There are fresh flowers and a bowl of little sweets. A nice lady greets you with a smile and a nice man looks after your bags. Don't hesitate to ask if there's anything they can do to make your stay more comfortable, they say. You won't. Because these people are your friends.
Then the bell-hop activates the plastic key card, shows you into the room and the bitter truth hits you. Maybe the hotel doesn't like you so much after all.
Here's how you know. They've given you a dreadful room. You know the hotel is three-quarters empty, but you still end up with the executive fire-escape view, while a bumping from above and a scraping from the side tells you there are: a) neighbours; and b) inadequate sound-proofing. Why? Because the finance and operations people who commissioned the reservations software know it's more economical to have you bunched with the other guests together on the same wing rather than dotted around the place, consuming staff time as they move between rooms.
They're charging for Wi-Fi. The humblest B&B offers it to you free because, well, it doesn't cost them anything. However, lots of business-class hotels know you want to use your laptop, think you're on expenses, and hope you don't care. Show them that you do.
They don't have real coat hangers. That's because they think you might steal them. And indeed you might. But they still shouldn't put you through the hell of trying to get a pair of suit trousers on a wobbly bit of metal that keeps clattering to the ground. (Yes, I am aware this is what's called a "First-World worry".)
They refuse to give you an iron because of the "fire risk". True, I've only encountered this once, in St Moritz, when I went down to dinner looking like a discarded newspaper rather than pay $25 to have my shirt pressed. But even when your five-star accommodation deigns to deliver the iron to your room, it's often a cheap and shoddy contraption.

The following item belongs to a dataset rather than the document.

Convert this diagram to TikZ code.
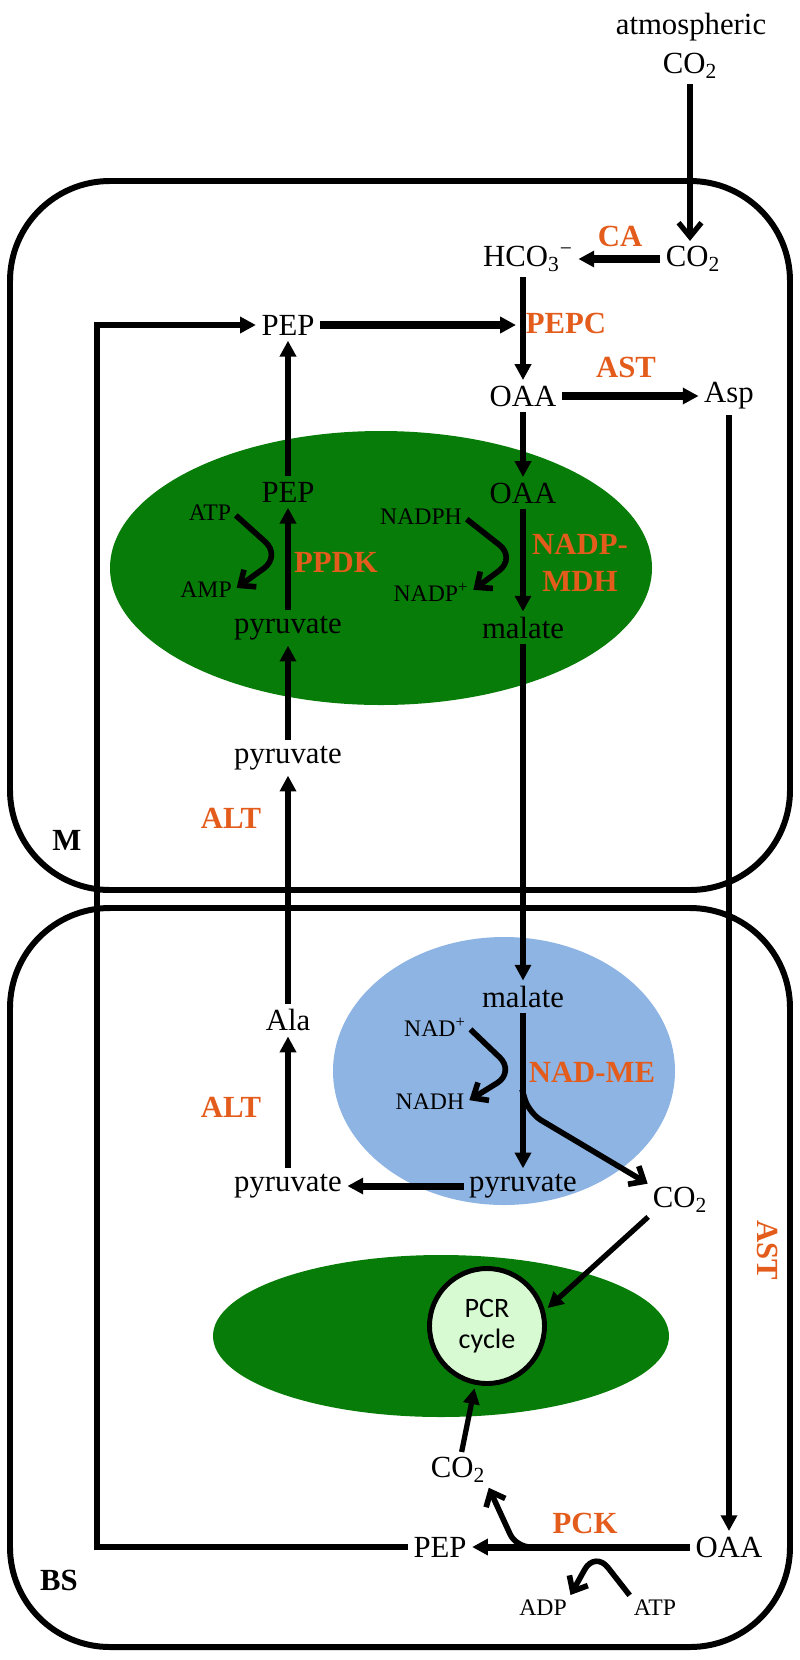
\documentclass[tikz,border=0pt]{standalone}
\usepackage{fontspec}
\setmainfont{Liberation Serif}
\newfontfamily\pcrfont{Carlito}
\usetikzlibrary{arrows.meta}

\definecolor{enzorange}{RGB}{228,92,28}
\definecolor{chlgreen}{RGB}{8,124,8}
\definecolor{mitoblue}{RGB}{142,180,227}
\definecolor{pcrgreen}{RGB}{215,250,210}

\tikzset{
  metab/.style={font=\fontsize{17.5}{20}\selectfont, inner sep=1pt},
  cofac/.style={font=\fontsize{13.5}{16}\selectfont, inner sep=1pt},
  enzyme/.style={font=\fontsize{17.5}{20}\selectfont\bfseries, text=enzorange, inner sep=1pt},
  cellwall/.style={draw, line width=3.4pt, rounded corners=2cm},
  mainarr/.style={-{Triangle[length=9pt,width=9pt]}, line width=3pt, shorten >=2pt, shorten <=2pt},
  widearr/.style={mainarr, line width=4pt},
  openarr/.style={-{Straight Barb[length=8pt,width=13pt]}, line width=3pt, shorten >=2pt, shorten <=2pt},
  sidearr/.style={openarr, -{Straight Barb[length=7pt,width=12pt]}, line width=3.2pt, rounded corners=12pt},
}

\begin{document}
\begin{tikzpicture}[x=0.02cm, y=-0.02cm]
  \useasboundingbox (0,0) rectangle (800,1660);

  % compartments
  \draw[cellwall] (10,181) rectangle (790,890);
  \draw[cellwall] (10,908) rectangle (790,1647);
  \fill[chlgreen] (381,568) ellipse [x radius=271, y radius=137];
  \fill[mitoblue] (504,1071) ellipse [x radius=171, y radius=134];
  \fill[chlgreen] (441,1336) ellipse [x radius=228, y radius=81];

  % nodes
  \node[metab] (atm) at (691,27) {atmospheric};
  \node[metab] (atmco2) at (690,66) {CO\textsubscript{2}};
  \node[metab] (co2a) at (693,259) {CO\textsubscript{2}};
  \node[metab] (hco3) at (528,259) {HCO\textsubscript{3}\textsuperscript{−}};
  \node[metab] (pep1) at (288,325) {PEP};
  \node[metab] (oaa1) at (523,396) {OAA};
  \node[metab] (asp) at (729,396) {Asp};
  \node[metab] (pep2) at (288,492) {PEP};
  \node[metab] (oaa2) at (523,493) {OAA};
  \node[cofac] (atp1) at (210,513) {ATP};
  \node[cofac] (amp) at (206,590) {AMP};
  \node[cofac] (nadph) at (421,517) {NADPH};
  \node[cofac] (nadpp) at (431,592) {NADP\textsuperscript{+}};
  \node[metab] (pyr1) at (288,628) {pyruvate};
  \node[metab] (mal1) at (523,628) {malate};
  \node[metab] (pyr2) at (288,758) {pyruvate};
  \node[metab] (mal2) at (523,997) {malate};
  \node[metab] (ala) at (288,1020) {Ala};
  \node[cofac] (nadp) at (435,1027) {NAD\textsuperscript{+}};
  \node[cofac] (nadh) at (430,1102) {NADH};
  \node[metab] (pyr3) at (523,1186) {pyruvate};
  \node[metab] (pyr4) at (288,1186) {pyruvate};
  \node[metab] (co2b) at (680,1200) {CO\textsubscript{2}};
  \node[circle, draw, line width=2.8pt, fill=pcrgreen, minimum size=2.3cm, inner sep=0pt,
    align=center, font=\pcrfont\fontsize{16}{17.5}\selectfont] (pcr) at (487,1326) {PCR\\cycle};
  \node[metab] (co2c) at (458,1470) {CO\textsubscript{2}};
  \node[metab] (pep3) at (440,1547) {PEP};
  \node[metab] (oaa3) at (729,1547) {OAA};
  \node[cofac] (adp) at (543,1608) {ADP};
  \node[cofac] (atp2) at (655,1608) {ATP};
  \node[metab, font=\fontsize{17.5}{20}\selectfont\bfseries] (mlab) at (67,840) {M};
  \node[metab, font=\fontsize{17.5}{20}\selectfont\bfseries] (bslab) at (59,1580) {BS};

  % enzymes
  \node[enzyme] (ca) at (620,236) {CA};
  \node[enzyme] (pepc) at (566,323) {PEPC};
  \node[enzyme] (ast1) at (626,367) {AST};
  \node[enzyme] (ppdk) at (336,562) {PPDK};
  \node[enzyme, align=center, font=\fontsize{17.5}{21}\selectfont\bfseries] (mdh) at (580,563) {NADP-\\MDH};
  \node[enzyme] (alt1) at (231,818) {ALT};
  \node[enzyme] (nadme) at (592,1072) {NAD-ME};
  \node[enzyme] (alt2) at (231,1107) {ALT};
  \node[enzyme, rotate=-90] (ast2) at (768,1250) {AST};
  \node[enzyme] (pck) at (585,1523) {PCK};

  % bends
  \coordinate (looptl) at (97,325);
  \coordinate (ppdkbend) at (281,556);
  \coordinate (mdhbend) at (516,558);
  \coordinate (mebend) at (515,1072);
  \coordinate (mebranch) at (521,1086);
  \coordinate (mebend2) at (529,1113);
  \coordinate (pckbranch) at (538,1547);
  \coordinate (pckbend) at (516,1547);
  \coordinate (atpbend) at (595,1551);

  % arrows
  \draw[openarr] (atmco2) -- (atmco2 |- co2a.north);
  \draw[widearr] (co2a) -- (hco3);
  \draw[mainarr] (hco3.south -| oaa1) -- (oaa1);
  \draw[widearr] (pep1) -- ([xshift=-2pt]pep1 -| oaa1);
  \draw[mainarr] (oaa1) -- (oaa2);
  \draw[widearr] (oaa1) -- (asp);
  \draw[mainarr] (oaa2) -- (mal1);
  \draw[mainarr] (mal1) -- (mal2);
  \draw[mainarr] (pyr1) -- (pep2);
  \draw[mainarr] (pep2) -- (pep1);
  \draw[mainarr] (pyr2) -- (pyr1);
  \draw[mainarr] (ala) -- (pyr2);
  \draw[mainarr] (pyr4) -- (ala);
  \draw[mainarr] (mal2) -- (pyr3);
  \draw[widearr] (pyr3) -- (pyr4);
  \draw[mainarr] (asp) -- (oaa3);
  \draw[widearr] (oaa3) -- (pep3);
  \draw[mainarr] (co2b.south west) -- (pcr.15);
  \draw[mainarr] (co2c) -- (pcr);
  \draw[mainarr, line width=3.5pt] (pep3.west) -| (looptl) -- (pep1.west);

  % side reactions
  \draw[sidearr] (atp1.east) -- (ppdkbend) -- (amp.east);
  \draw[sidearr] (nadph.east) -- (mdhbend) -- (nadpp.east);
  \draw[sidearr] (nadp.east) -- (mebend) -- (nadh.east);
  \draw[sidearr, rounded corners=8pt] (mebranch) -- (mebend2) -- (co2b.north west);
  \draw[sidearr, rounded corners=8pt] (pckbranch) -- (pckbend) -- (co2c.south east);
  \draw[sidearr] (atp2.north west) -- (atpbend) -- (adp.north east);

\end{tikzpicture}
\end{document}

They insult your intelligence. "Save the planet – re-use your towel," says the card in the loo. If only it were that easy. What it really means is "re-use your towel; it helps us save 7.9 per cent on our laundry bill". I'm thinking of leaving a card in every hotel bathroom that says: "Please provide a full breakdown of your renewable energy programme, toxic chemical policy and five-year recycling record. Then I might not chuck the towel on the floor."
They've hidden the light switches and made the TV to all intents and purposes unworkable. Every hotel should have an ergonomics expert on staff.
They only have Kellogg's and Tropicana on the breakfast buffet. That's because they have signed some macho corporate purchasing deal. Choice is for wimps. And customer service is a phrase you put on the website.
And what of the hotels that do like you? They have free wine-tasting, high-pressure showers, home-made granola, nice toiletries (which they encourage you to take home), late check-out, decent music and concierges who actually know which city they're in.
Some philosophers espouse the theory that altruism is fundamentally based on self-interest. They should be in the hotel business. It's those small acts of kindness that get you saying nice things on TripAdvisor and make you want to come back. It costs eight times more to attract a new customer than to keep a loyal one. What's not to like?